▸ **SHORT EXERCISE**
Quote the whole listing word for word. Do not include the pictures.
---------------
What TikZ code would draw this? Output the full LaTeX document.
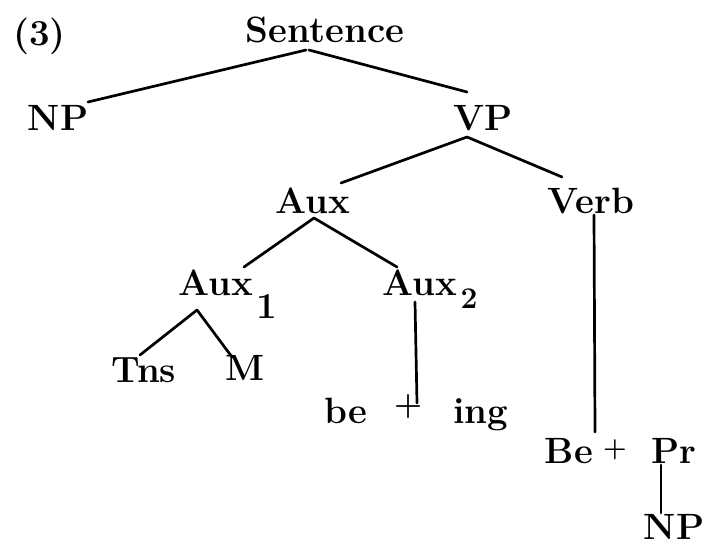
\documentclass[tikz,border=0pt]{standalone}
\usepackage{fontspec}
\begin{document}
\begin{tikzpicture}[x=1pt,y=-1pt,
  lbl/.style={inner sep=0pt, anchor=base, font=\fontsize{36.6}{40}\selectfont\bfseries},
  subtwo/.style={inner sep=0pt, anchor=base, font=\fontsize{30}{34}\selectfont\bfseries},
  plussign/.style={inner sep=0pt, anchor=center, font=\fontsize{32}{36}\selectfont\bfseries},
  edge/.style={draw=black, line width=2.7pt, line cap=round}]
\fill[white] (0,0) rectangle (708,549);
\useasboundingbox (0,0) rectangle (708,549);
\node[lbl, anchor=base west] (num) at (13,45) {(3)};
\node[lbl] (sent) at (325,42) {Sentence};
\node[lbl] (np1) at (58,130) {NP};
\node[lbl] (vp) at (483,130) {VP};
\node[lbl] (aux) at (313,213) {Aux};
\node[lbl] (verb) at (591,213) {Verb};
\node[lbl] (aux1) at (216,295) {Aux};
\node[lbl] (sub1) at (267,318) {1};
\node[lbl] (aux2) at (420,295) {Aux};
\node[subtwo] (sub2) at (469,308) {2};
\node[lbl] (tns) at (144,382) {Tns};
\node[lbl] (m) at (245,380) {M};
\node[lbl] (be1) at (346,423) {be};
\node[plussign] (p1) at (408,407) {+};
\node[lbl] (ing) at (481,423) {ing};
\node[lbl] (be2) at (569,463) {Be};
\node[plussign, font=\fontsize{27}{30}\selectfont\bfseries] (p2) at (615,450) {+};
\node[lbl] (pr) at (674,463) {Pr};
\node[lbl] (np2) at (674,539) {NP};
\draw[edge] ([xshift=-19pt,yshift=-8pt]sent.base) -- ([xshift=30pt,yshift=28pt]np1.base);
\draw[edge] ([xshift=-16pt,yshift=-8pt]sent.base) -- ([xshift=-16pt,yshift=38pt]vp.base);
\draw[edge] ([xshift=-16pt,yshift=-7pt]vp.base) -- ([xshift=28pt,yshift=30pt]aux.base);
\draw[edge] ([xshift=-16pt,yshift=-7pt]vp.base) -- ([xshift=-29pt,yshift=36pt]verb.base);
\draw[edge] ([xshift=1pt,yshift=-5pt]aux.base) -- ([xshift=28pt,yshift=28pt]aux1.base);
\draw[edge] ([xshift=1pt,yshift=-5pt]aux.base) -- ([xshift=-23pt,yshift=28pt]aux2.base);
\draw[edge] ([xshift=3pt,yshift=-2pt]verb.base) -- ([xshift=26pt,yshift=31pt]be2.base);
\draw[edge] ([xshift=-19pt,yshift=-15pt]aux1.base) -- ([xshift=-4pt,yshift=27pt]tns.base);
\draw[edge] ([xshift=-19pt,yshift=-15pt]aux1.base) -- ([xshift=-13pt,yshift=23pt]m.base);
\draw[edge] ([xshift=-5pt,yshift=-7pt]aux2.base) -- ([xshift=9pt,yshift=4pt]p1.center);
\draw[edge] ([xshift=-13pt,yshift=-2pt]pr.base) -- ([xshift=-13pt,yshift=26pt]np2.base);
\end{tikzpicture}
\end{document}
---------------
▸ **ANSWER FOR THE TASK**
What TikZ code would draw this? Output the full LaTeX document.
\documentclass[tikz,border=0pt]{standalone}
\usepackage{fontspec}
\begin{document}
\begin{tikzpicture}[x=1pt,y=-1pt,
  lbl/.style={inner sep=0pt, anchor=base, font=\fontsize{36.6}{40}\selectfont\bfseries},
  subtwo/.style={inner sep=0pt, anchor=base, font=\fontsize{30}{34}\selectfont\bfseries},
  plussign/.style={inner sep=0pt, anchor=center, font=\fontsize{32}{36}\selectfont\bfseries},
  edge/.style={draw=black, line width=2.7pt, line cap=round}]
\fill[white] (0,0) rectangle (708,549);
\useasboundingbox (0,0) rectangle (708,549);
\node[lbl, anchor=base west] (num) at (13,45) {(3)};
\node[lbl] (sent) at (325,42) {Sentence};
\node[lbl] (np1) at (58,130) {NP};
\node[lbl] (vp) at (483,130) {VP};
\node[lbl] (aux) at (313,213) {Aux};
\node[lbl] (verb) at (591,213) {Verb};
\node[lbl] (aux1) at (216,295) {Aux};
\node[lbl] (sub1) at (267,318) {1};
\node[lbl] (aux2) at (420,295) {Aux};
\node[subtwo] (sub2) at (469,308) {2};
\node[lbl] (tns) at (144,382) {Tns};
\node[lbl] (m) at (245,380) {M};
\node[lbl] (be1) at (346,423) {be};
\node[plussign] (p1) at (408,407) {+};
\node[lbl] (ing) at (481,423) {ing};
\node[lbl] (be2) at (569,463) {Be};
\node[plussign, font=\fontsize{27}{30}\selectfont\bfseries] (p2) at (615,450) {+};
\node[lbl] (pr) at (674,463) {Pr};
\node[lbl] (np2) at (674,539) {NP};
\draw[edge] ([xshift=-19pt,yshift=-8pt]sent.base) -- ([xshift=30pt,yshift=28pt]np1.base);
\draw[edge] ([xshift=-16pt,yshift=-8pt]sent.base) -- ([xshift=-16pt,yshift=38pt]vp.base);
\draw[edge] ([xshift=-16pt,yshift=-7pt]vp.base) -- ([xshift=28pt,yshift=30pt]aux.base);
\draw[edge] ([xshift=-16pt,yshift=-7pt]vp.base) -- ([xshift=-29pt,yshift=36pt]verb.base);
\draw[edge] ([xshift=1pt,yshift=-5pt]aux.base) -- ([xshift=28pt,yshift=28pt]aux1.base);
\draw[edge] ([xshift=1pt,yshift=-5pt]aux.base) -- ([xshift=-23pt,yshift=28pt]aux2.base);
\draw[edge] ([xshift=3pt,yshift=-2pt]verb.base) -- ([xshift=26pt,yshift=31pt]be2.base);
\draw[edge] ([xshift=-19pt,yshift=-15pt]aux1.base) -- ([xshift=-4pt,yshift=27pt]tns.base);
\draw[edge] ([xshift=-19pt,yshift=-15pt]aux1.base) -- ([xshift=-13pt,yshift=23pt]m.base);
\draw[edge] ([xshift=-5pt,yshift=-7pt]aux2.base) -- ([xshift=9pt,yshift=4pt]p1.center);
\draw[edge] ([xshift=-13pt,yshift=-2pt]pr.base) -- ([xshift=-13pt,yshift=26pt]np2.base);
\end{tikzpicture}
\end{document}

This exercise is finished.